Forderungen nach einem Ausgleich des Finanzierungsnachteils von Privatschulen gegenüber der Volksschule stiessen in der Vergangenheit auf wenig Unterstützung. Der Kanton Basel-Land hat in diesem Sinne eine jährliche Pauschale von 2500 Franken gestrichen, die zuvor an Erziehungsberechtigte von Privatschülern gezahlt wurde. Anders verhält sich der Kanton Zug: Dort soll die Unterstützung für Privatschulen erhöht werden. Dies jedoch nicht gestützt auf bildungspolitische Argumente, sondern um die Standortattraktivität trotz der OECD-Mindeststeuerreform zu gewährleisten.

Im behördlichen Umgang mit Homeschooling zeigen sich deutliche kantonale Unterschiede: Während die einen Kantone Homeschooling verunmöglichen, herrscht in anderen Kantonen lediglich eine Meldepflicht. Doch wegen der erhöhten Nachfrage infolge der Corona-Pandemie ziehen diverse Kantone die Zügel an.

Ein aktuelles Beispiel sind die Kantone Luzern und Schaffhausen. Seit dem Schuljahr 2023/2024 verlangen sie für das Homeschooling neu ein Lehrdiplom. Die Auswirkungen sind beträchtlich: In Schaffhausen brach die Zahl der Kinder im Heimunterricht innert kürzester Zeit von 50 auf 7 Kinder ein.
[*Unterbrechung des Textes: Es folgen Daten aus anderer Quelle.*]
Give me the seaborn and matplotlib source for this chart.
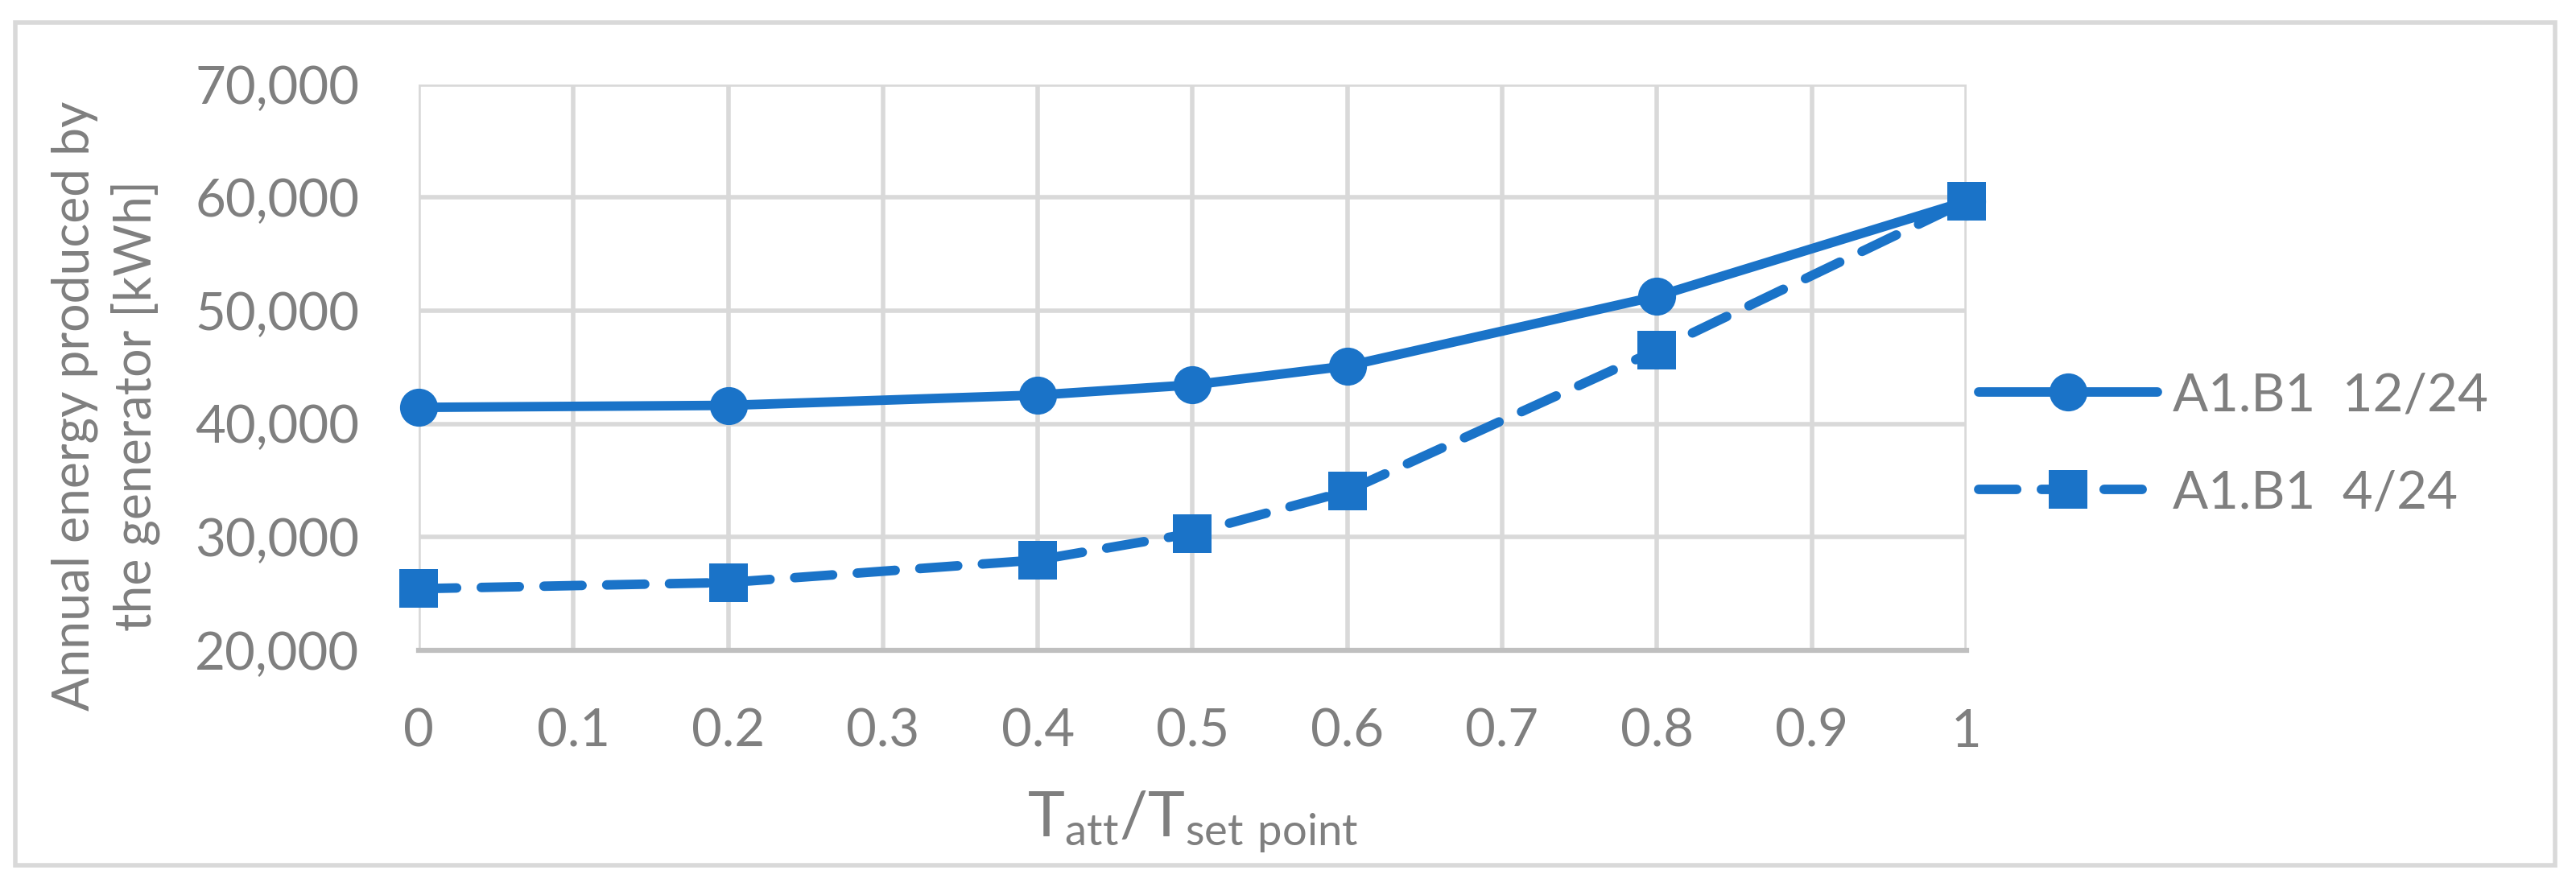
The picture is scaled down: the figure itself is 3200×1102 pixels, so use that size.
import matplotlib
matplotlib.use("Agg")
import matplotlib.pyplot as plt
import matplotlib.ticker as mticker
from matplotlib.patches import Rectangle
import numpy as np
import pandas as pd
import seaborn as sns

# values
ratio = [0, 0.2, 0.4, 0.5, 0.6, 0.8, 1]
energy_12_24 = [41450, 41630, 42540, 43440, 45110, 51270, 59670]
energy_4_24 = [25430, 25980, 27970, 30330, 34060, 46520, 59670]
series_names = ["A1.B1  12/24", "A1.B1  4/24"]
x_ticks = [0, 0.1, 0.2, 0.3, 0.4, 0.5, 0.6, 0.7, 0.8, 0.9, 1]
y_ticks = [20000, 30000, 40000, 50000, 60000, 70000]

blue = "#1A73C8"
grey_text = "#7F7F7F"
grid_col = "#D9D9D9"

df = pd.concat([
    pd.DataFrame({"ratio": ratio, "energy": energy_12_24, "series": series_names[0]}),
    pd.DataFrame({"ratio": ratio, "energy": energy_4_24, "series": series_names[1]}),
])

sns.set_style("white")
plt.rcParams["font.family"] = ["Lato", "DejaVu Sans"]
plt.rcParams["mathtext.fontset"] = "custom"
plt.rcParams["mathtext.rm"] = "Lato"

fig = plt.figure(figsize=(32, 11.02), dpi=100)
ax = fig.add_axes([0.1625, 0.267, 0.6009, 0.638])

sns.lineplot(data=df, x="ratio", y="energy", style="series", style_order=series_names,
             markers={series_names[0]: "o", series_names[1]: "s"},
             dashes={series_names[0]: "", series_names[1]: (4, 2.6)},
             color=blue, linewidth=8.5, markersize=34, markeredgewidth=0,
             dash_capstyle="round", solid_capstyle="round",
             clip_on=False, zorder=5, legend=False, ax=ax)

ax.set_xlim(0, 1)
ax.set_ylim(20000, 70000)
ax.set_xticks(x_ticks)
ax.set_yticks(y_ticks)
ax.xaxis.set_major_formatter(mticker.FuncFormatter(lambda v, p: "%g" % round(v, 1)))
ax.yaxis.set_major_formatter(mticker.FuncFormatter(lambda v, p: "{:,.0f}".format(v)))
ax.tick_params(axis="both", length=0, labelsize=47, colors=grey_text)
ax.tick_params(axis="y", pad=53)
ax.tick_params(axis="x", pad=52)

ax.grid(True, color=grid_col, linewidth=4)
ax.set_axisbelow(True)
for s in ["top", "right", "left"]:
    ax.spines[s].set_visible(False)
ax.spines["bottom"].set_color("#BFBFBF")
ax.spines["bottom"].set_linewidth(4.5)

ax.set_ylabel("Annual energy produced by\nthe generator [kWh]", fontsize=45,
              color=grey_text, linespacing=1.3)
ax.yaxis.set_label_coords(-0.167, 0.432)
ax.set_xlabel(r"$\mathregular{T_{att}/T_{set\ point}}$", fontsize=56, color=grey_text)
ax.xaxis.set_label_coords(0.5, -0.245)
ax.xaxis.label.set_va("top")

fig.legend(handles=ax.lines[:2], labels=series_names, loc="center left",
           bbox_to_anchor=(0.768, 0.499), frameon=False, fontsize=47,
           handlelength=3.4, handletextpad=0.3, borderpad=0, borderaxespad=0,
           labelspacing=0.95, labelcolor=grey_text)

# light grey frame around the whole chart
fig.patches.append(Rectangle((0.006, 0.0245), 0.986, 0.950, transform=fig.transFigure,
                             fill=False, edgecolor=grid_col, linewidth=4))

fig.savefig("out.png", dpi=100)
In Luzern ging sie innert zweier Jahre von 170 auf 106 Kinder zurück – der Rückgang dürfte sich fortsetzen, da eine Übergangsfrist für bereits eingeschulte Homeschooling-Kinder gilt.

Natürlich muss zum Wohle der Kinder sichergestellt werden, dass im Homeschooling eine qualitativ hochwertige Bildung gewährleistet wird. Wenn jedoch in der Volksschule vermehrt Lehrpersonen ohne Diplom eine Klasse unterrichten dürfen, während dies im Homeschooling generell verboten ist, wirft dies Fragen auf.
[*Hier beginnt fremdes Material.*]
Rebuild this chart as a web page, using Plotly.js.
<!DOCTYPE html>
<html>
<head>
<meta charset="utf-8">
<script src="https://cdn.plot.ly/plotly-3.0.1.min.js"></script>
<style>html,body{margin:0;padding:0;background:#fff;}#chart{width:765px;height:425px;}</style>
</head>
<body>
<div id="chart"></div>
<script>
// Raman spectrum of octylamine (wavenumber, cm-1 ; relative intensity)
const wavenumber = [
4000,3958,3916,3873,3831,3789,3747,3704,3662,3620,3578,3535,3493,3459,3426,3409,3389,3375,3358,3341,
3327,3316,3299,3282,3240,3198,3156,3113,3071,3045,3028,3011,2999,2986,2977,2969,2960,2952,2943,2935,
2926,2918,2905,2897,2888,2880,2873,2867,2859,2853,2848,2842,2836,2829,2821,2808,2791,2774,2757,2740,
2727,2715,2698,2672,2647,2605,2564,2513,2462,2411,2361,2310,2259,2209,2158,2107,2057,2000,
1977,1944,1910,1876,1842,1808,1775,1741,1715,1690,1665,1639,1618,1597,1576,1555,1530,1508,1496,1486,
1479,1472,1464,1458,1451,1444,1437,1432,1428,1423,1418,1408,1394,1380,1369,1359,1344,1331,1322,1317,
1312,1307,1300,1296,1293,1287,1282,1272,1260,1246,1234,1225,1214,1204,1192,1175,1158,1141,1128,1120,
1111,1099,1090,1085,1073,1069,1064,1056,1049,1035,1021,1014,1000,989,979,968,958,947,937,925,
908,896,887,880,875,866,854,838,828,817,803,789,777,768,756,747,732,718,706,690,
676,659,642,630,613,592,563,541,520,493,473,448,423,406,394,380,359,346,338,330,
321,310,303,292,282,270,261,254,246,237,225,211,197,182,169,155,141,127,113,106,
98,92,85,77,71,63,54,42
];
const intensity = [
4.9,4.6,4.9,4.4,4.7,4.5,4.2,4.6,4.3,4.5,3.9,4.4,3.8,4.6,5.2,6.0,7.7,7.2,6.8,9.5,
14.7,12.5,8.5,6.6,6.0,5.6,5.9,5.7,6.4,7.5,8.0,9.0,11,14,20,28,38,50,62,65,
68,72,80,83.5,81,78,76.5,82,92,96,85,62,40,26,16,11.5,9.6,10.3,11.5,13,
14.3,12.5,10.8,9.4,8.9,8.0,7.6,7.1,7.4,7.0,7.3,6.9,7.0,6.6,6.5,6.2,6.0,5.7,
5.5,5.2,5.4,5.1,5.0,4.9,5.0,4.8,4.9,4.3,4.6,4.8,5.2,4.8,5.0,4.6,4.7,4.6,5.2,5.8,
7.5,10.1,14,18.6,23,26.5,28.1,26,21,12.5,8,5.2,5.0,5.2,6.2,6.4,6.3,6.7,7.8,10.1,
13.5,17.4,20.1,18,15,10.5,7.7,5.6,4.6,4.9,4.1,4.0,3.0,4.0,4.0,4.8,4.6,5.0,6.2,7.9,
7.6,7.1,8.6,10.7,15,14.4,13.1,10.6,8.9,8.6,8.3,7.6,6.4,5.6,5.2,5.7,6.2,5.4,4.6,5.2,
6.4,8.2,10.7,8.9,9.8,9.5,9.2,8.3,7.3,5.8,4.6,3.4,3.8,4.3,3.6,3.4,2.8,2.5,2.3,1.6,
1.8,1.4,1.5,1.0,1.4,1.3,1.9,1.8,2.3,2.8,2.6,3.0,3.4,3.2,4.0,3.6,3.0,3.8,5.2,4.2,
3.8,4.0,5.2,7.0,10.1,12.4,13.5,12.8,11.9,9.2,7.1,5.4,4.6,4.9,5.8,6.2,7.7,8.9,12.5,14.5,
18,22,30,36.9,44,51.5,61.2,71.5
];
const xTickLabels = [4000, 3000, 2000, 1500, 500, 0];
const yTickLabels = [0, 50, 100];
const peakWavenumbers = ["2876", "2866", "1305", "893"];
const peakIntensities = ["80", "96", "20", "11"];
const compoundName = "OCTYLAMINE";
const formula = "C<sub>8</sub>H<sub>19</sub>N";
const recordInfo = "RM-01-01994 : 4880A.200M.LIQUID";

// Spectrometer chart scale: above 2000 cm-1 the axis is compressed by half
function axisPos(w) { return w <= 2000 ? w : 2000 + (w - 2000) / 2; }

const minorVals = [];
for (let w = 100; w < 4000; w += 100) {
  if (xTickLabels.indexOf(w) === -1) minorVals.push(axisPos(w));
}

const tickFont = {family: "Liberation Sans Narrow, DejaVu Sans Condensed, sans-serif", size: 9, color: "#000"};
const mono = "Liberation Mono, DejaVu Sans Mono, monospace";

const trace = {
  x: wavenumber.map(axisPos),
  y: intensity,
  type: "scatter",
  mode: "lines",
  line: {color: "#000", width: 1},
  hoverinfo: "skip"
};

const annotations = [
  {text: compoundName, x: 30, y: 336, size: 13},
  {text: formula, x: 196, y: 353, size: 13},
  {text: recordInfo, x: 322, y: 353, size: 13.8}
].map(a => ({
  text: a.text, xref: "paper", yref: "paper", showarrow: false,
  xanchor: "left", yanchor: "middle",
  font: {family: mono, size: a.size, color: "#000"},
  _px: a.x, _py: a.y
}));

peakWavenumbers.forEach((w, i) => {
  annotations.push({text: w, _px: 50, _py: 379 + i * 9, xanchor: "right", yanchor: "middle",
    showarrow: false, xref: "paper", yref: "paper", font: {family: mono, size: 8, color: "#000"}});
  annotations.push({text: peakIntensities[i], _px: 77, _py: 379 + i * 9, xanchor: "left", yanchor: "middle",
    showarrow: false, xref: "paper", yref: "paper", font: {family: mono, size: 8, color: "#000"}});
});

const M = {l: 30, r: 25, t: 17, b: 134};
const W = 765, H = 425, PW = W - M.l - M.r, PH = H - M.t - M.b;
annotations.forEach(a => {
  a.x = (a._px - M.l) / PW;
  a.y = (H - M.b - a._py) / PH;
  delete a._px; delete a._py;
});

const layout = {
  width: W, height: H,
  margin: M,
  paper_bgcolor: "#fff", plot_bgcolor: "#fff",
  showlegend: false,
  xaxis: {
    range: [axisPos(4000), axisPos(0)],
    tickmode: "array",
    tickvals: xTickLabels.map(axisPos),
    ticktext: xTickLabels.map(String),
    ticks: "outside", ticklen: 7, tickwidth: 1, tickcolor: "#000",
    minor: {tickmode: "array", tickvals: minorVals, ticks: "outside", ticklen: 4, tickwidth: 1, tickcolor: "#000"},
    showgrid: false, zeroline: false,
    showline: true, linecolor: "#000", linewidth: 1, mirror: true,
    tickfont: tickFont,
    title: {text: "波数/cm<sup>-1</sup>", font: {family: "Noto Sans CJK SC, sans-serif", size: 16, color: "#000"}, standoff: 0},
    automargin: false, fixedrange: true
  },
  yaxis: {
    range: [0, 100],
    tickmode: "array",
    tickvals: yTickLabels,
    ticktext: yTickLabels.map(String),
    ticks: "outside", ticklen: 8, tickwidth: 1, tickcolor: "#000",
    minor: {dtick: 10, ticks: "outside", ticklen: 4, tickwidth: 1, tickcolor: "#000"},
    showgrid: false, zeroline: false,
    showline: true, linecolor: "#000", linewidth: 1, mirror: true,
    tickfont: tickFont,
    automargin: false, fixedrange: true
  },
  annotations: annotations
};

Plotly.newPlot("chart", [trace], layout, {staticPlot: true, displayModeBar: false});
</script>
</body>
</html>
Alternativen zur Volksschule als Labor nutzen

Homeschooling und Privatschulunterricht sind derzeit die einzigen Alternativen zur öffentlichen Schule. Doch aufgrund des Finanzierungsnachteils bleiben sie vor allem finanzkräftigen Familien vorbehalten – solange keine Stipendien oder Bildungsgutschriften zur Verfügung stehen. In den letzten Jahren hat die Politik zudem die Hürden zum Homeschooling weiter erhöht. Doch eine Zementierung der Quasi-Monopolstellung der Volksschule macht sie noch nicht zukunftsfähig.

Normalerweise fungiert der Föderalismus als Labor für Ideen und Lösungen – im Schulwesen hat er durch die Harmonisierung zwischen den Kantonen jedoch an Innovationskraft eingebüsst. Das ist eine bedenkliche Entwicklung. Umso wichtiger ist es, alternative Gefässe für Innovationen zuzulassen und daraus zu lernen. So bieten Privatschulen oft innovative Lehrmethoden und organisatorische Ansätze, die auch der öffentlichen Schule wertvolle Impulse geben können. Der Wettbewerb um die Schülerinnen und Schüler sollte also nicht gefürchtet, sondern als Chance zur Weiterentwicklung der Volksschule begriffen werden.